We have recently added 2 more agents to our setup, made from old workspaces.
Because of that they are still in separate network than the server and other agents.
We somtimes get a disconnect during build time:
Stage error:
The agent 'wrp-buildcews02' which was executing stage 'Build IBIS project' has gone offline. Agent status is Online, Authorized, Licensed, PropertiesCollected. Agent was last active at 13:56:25. Status checked at 13:56:47. Agent communication test failed.

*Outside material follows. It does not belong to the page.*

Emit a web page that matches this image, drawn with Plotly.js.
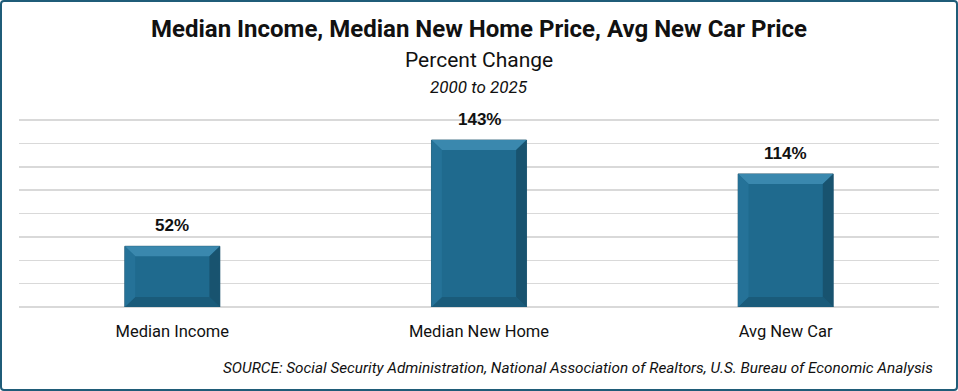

Server Agent controller event:
An error occurred while checking if the agent is alive: The open operation did not complete within the allotted timeout of 00:00:10. The time allotted to this operation may have been a portion of a longer timeout. The socket transfer timed out after 00:00:01.4368187. You have exceeded the timeout set on your binding. The time allotted to this operation may have been a portion of a longer timeout. The read operation failed, see inner exception. The socket transfer timed out after 00:00:01.4368187. You have exceeded the timeout set on your binding. The time allotted to this operation may have been a portion of a longer timeout. A connection attempt failed because the connected party did not properly respond after a period of time, or established connection failed because connected host has failed to respond. Number of retries = 0. Elapsed time = 3m 42s 503ms
Agent controller event:
An exception occurred while getting agent properties from cached collectors for agent 'wrp-buildcews02'. Details: 'Exception: TimeoutException
Message: This request operation sent to net.tcp://10.80.58.146:9002/IAgentService did not receive a reply within the configured timeout (00:02:00). The time allotted to this operation may have been a portion of a longer timeout. This may be because the service is still processing the operation or because the service was unable to send a reply message. Please consider increasing the operation timeout (by casting the channel/proxy to IContextChannel and setting the OperationTimeout property) and ensure that the service is able to connect to the client.
In reality Agent is alive, but I suspect that while it’s loaded with work and the network might be slower between those agents and server that it’s the root cause of this problem.
The question here is, are there any configuration parameters that can extend this wait time out or increase the retry counter ?
P.S.
Some logged event could state on which agent was the problem reported (not always visible).